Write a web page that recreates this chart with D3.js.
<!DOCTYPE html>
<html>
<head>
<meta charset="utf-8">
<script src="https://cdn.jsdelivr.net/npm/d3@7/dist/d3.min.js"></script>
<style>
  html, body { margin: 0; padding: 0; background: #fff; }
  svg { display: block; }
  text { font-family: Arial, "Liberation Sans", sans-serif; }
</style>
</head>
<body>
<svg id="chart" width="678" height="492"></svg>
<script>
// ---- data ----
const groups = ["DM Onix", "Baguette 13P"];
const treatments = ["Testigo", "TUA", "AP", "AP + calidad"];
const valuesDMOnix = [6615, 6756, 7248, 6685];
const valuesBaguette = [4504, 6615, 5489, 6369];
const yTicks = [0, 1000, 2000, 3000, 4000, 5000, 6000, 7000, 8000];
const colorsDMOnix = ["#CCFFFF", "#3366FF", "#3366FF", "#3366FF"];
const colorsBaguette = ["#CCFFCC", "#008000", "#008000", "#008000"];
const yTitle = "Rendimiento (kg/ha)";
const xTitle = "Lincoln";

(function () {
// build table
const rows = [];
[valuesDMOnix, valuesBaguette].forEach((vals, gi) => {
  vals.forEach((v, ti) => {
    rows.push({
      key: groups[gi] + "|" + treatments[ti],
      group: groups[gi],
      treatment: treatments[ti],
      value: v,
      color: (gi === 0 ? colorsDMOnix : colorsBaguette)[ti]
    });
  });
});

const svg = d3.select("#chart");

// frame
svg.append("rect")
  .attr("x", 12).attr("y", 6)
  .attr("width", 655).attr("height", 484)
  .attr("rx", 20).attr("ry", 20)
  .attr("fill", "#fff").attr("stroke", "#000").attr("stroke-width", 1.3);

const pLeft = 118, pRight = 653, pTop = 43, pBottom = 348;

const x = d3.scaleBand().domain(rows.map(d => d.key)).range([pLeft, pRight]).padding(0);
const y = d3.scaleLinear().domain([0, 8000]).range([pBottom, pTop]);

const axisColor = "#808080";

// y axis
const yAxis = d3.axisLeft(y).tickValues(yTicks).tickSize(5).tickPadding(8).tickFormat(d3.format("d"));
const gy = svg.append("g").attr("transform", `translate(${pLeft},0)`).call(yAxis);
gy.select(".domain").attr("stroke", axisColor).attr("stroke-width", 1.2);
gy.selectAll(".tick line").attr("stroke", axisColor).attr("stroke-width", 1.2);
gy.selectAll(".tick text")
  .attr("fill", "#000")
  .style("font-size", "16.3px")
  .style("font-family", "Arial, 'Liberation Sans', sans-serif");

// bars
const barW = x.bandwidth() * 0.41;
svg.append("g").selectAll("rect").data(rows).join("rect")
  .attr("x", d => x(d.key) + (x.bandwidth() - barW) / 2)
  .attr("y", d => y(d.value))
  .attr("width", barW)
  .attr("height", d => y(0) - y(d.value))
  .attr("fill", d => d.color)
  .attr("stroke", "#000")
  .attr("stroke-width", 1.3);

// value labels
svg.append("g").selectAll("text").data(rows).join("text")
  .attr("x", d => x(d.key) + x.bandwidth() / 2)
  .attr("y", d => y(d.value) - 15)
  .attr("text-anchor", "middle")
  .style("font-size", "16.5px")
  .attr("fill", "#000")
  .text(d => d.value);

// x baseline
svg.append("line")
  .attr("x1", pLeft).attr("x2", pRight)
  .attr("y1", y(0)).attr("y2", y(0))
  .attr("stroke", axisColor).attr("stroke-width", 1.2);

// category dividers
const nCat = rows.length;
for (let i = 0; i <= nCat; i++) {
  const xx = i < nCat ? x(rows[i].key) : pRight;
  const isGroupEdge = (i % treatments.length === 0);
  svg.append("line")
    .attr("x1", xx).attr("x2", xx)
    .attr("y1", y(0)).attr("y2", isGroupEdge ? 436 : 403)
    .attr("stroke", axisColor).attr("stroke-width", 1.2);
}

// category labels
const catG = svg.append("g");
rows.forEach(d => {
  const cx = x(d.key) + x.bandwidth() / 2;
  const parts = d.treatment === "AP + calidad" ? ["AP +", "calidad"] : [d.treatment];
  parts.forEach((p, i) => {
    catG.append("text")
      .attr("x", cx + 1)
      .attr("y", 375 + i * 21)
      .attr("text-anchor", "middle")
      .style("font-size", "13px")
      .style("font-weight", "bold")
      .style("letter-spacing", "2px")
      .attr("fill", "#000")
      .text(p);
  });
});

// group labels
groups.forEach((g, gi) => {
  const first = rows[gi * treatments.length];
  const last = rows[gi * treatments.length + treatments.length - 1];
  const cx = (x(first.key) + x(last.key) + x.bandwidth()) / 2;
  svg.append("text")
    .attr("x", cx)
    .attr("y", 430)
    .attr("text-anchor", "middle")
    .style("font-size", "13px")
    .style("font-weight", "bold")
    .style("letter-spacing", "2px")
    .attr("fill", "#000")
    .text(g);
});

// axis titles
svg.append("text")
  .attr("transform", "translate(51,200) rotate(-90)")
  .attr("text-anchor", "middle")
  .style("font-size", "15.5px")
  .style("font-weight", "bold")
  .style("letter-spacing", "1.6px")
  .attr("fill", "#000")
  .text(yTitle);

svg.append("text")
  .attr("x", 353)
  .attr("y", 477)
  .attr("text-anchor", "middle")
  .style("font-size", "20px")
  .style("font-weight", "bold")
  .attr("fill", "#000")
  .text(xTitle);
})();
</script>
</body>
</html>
==================================================
Repeat the data verbatim.

Write a web page that recreates this chart with D3.js.
<!DOCTYPE html>
<html>
<head>
<meta charset="utf-8">
<script src="https://cdn.jsdelivr.net/npm/d3@7/dist/d3.min.js"></script>
<style>
  html, body { margin: 0; padding: 0; background: #fff; }
  svg { display: block; }
  text { font-family: Arial, "Liberation Sans", sans-serif; }
</style>
</head>
<body>
<svg id="chart" width="678" height="492"></svg>
<script>
// ---- data ----
const groups = ["DM Onix", "Baguette 13P"];
const treatments = ["Testigo", "TUA", "AP", "AP + calidad"];
const valuesDMOnix = [6615, 6756, 7248, 6685];
const valuesBaguette = [4504, 6615, 5489, 6369];
const yTicks = [0, 1000, 2000, 3000, 4000, 5000, 6000, 7000, 8000];
const colorsDMOnix = ["#CCFFFF", "#3366FF", "#3366FF", "#3366FF"];
const colorsBaguette = ["#CCFFCC", "#008000", "#008000", "#008000"];
const yTitle = "Rendimiento (kg/ha)";
const xTitle = "Lincoln";

(function () {
// build table
const rows = [];
[valuesDMOnix, valuesBaguette].forEach((vals, gi) => {
  vals.forEach((v, ti) => {
    rows.push({
      key: groups[gi] + "|" + treatments[ti],
      group: groups[gi],
      treatment: treatments[ti],
      value: v,
      color: (gi === 0 ? colorsDMOnix : colorsBaguette)[ti]
    });
  });
});

const svg = d3.select("#chart");

// frame
svg.append("rect")
  .attr("x", 12).attr("y", 6)
  .attr("width", 655).attr("height", 484)
  .attr("rx", 20).attr("ry", 20)
  .attr("fill", "#fff").attr("stroke", "#000").attr("stroke-width", 1.3);

const pLeft = 118, pRight = 653, pTop = 43, pBottom = 348;

const x = d3.scaleBand().domain(rows.map(d => d.key)).range([pLeft, pRight]).padding(0);
const y = d3.scaleLinear().domain([0, 8000]).range([pBottom, pTop]);

const axisColor = "#808080";

// y axis
const yAxis = d3.axisLeft(y).tickValues(yTicks).tickSize(5).tickPadding(8).tickFormat(d3.format("d"));
const gy = svg.append("g").attr("transform", `translate(${pLeft},0)`).call(yAxis);
gy.select(".domain").attr("stroke", axisColor).attr("stroke-width", 1.2);
gy.selectAll(".tick line").attr("stroke", axisColor).attr("stroke-width", 1.2);
gy.selectAll(".tick text")
  .attr("fill", "#000")
  .style("font-size", "16.3px")
  .style("font-family", "Arial, 'Liberation Sans', sans-serif");

// bars
const barW = x.bandwidth() * 0.41;
svg.append("g").selectAll("rect").data(rows).join("rect")
  .attr("x", d => x(d.key) + (x.bandwidth() - barW) / 2)
  .attr("y", d => y(d.value))
  .attr("width", barW)
  .attr("height", d => y(0) - y(d.value))
  .attr("fill", d => d.color)
  .attr("stroke", "#000")
  .attr("stroke-width", 1.3);

// value labels
svg.append("g").selectAll("text").data(rows).join("text")
  .attr("x", d => x(d.key) + x.bandwidth() / 2)
  .attr("y", d => y(d.value) - 15)
  .attr("text-anchor", "middle")
  .style("font-size", "16.5px")
  .attr("fill", "#000")
  .text(d => d.value);

// x baseline
svg.append("line")
  .attr("x1", pLeft).attr("x2", pRight)
  .attr("y1", y(0)).attr("y2", y(0))
  .attr("stroke", axisColor).attr("stroke-width", 1.2);

// category dividers
const nCat = rows.length;
for (let i = 0; i <= nCat; i++) {
  const xx = i < nCat ? x(rows[i].key) : pRight;
  const isGroupEdge = (i % treatments.length === 0);
  svg.append("line")
    .attr("x1", xx).attr("x2", xx)
    .attr("y1", y(0)).attr("y2", isGroupEdge ? 436 : 403)
    .attr("stroke", axisColor).attr("stroke-width", 1.2);
}

// category labels
const catG = svg.append("g");
rows.forEach(d => {
  const cx = x(d.key) + x.bandwidth() / 2;
  const parts = d.treatment === "AP + calidad" ? ["AP +", "calidad"] : [d.treatment];
  parts.forEach((p, i) => {
    catG.append("text")
      .attr("x", cx + 1)
      .attr("y", 375 + i * 21)
      .attr("text-anchor", "middle")
      .style("font-size", "13px")
      .style("font-weight", "bold")
      .style("letter-spacing", "2px")
      .attr("fill", "#000")
      .text(p);
  });
});

// group labels
groups.forEach((g, gi) => {
  const first = rows[gi * treatments.length];
  const last = rows[gi * treatments.length + treatments.length - 1];
  const cx = (x(first.key) + x(last.key) + x.bandwidth()) / 2;
  svg.append("text")
    .attr("x", cx)
    .attr("y", 430)
    .attr("text-anchor", "middle")
    .style("font-size", "13px")
    .style("font-weight", "bold")
    .style("letter-spacing", "2px")
    .attr("fill", "#000")
    .text(g);
});

// axis titles
svg.append("text")
  .attr("transform", "translate(51,200) rotate(-90)")
  .attr("text-anchor", "middle")
  .style("font-size", "15.5px")
  .style("font-weight", "bold")
  .style("letter-spacing", "1.6px")
  .attr("fill", "#000")
  .text(yTitle);

svg.append("text")
  .attr("x", 353)
  .attr("y", 477)
  .attr("text-anchor", "middle")
  .style("font-size", "20px")
  .style("font-weight", "bold")
  .attr("fill", "#000")
  .text(xTitle);
})();
</script>
</body>
</html>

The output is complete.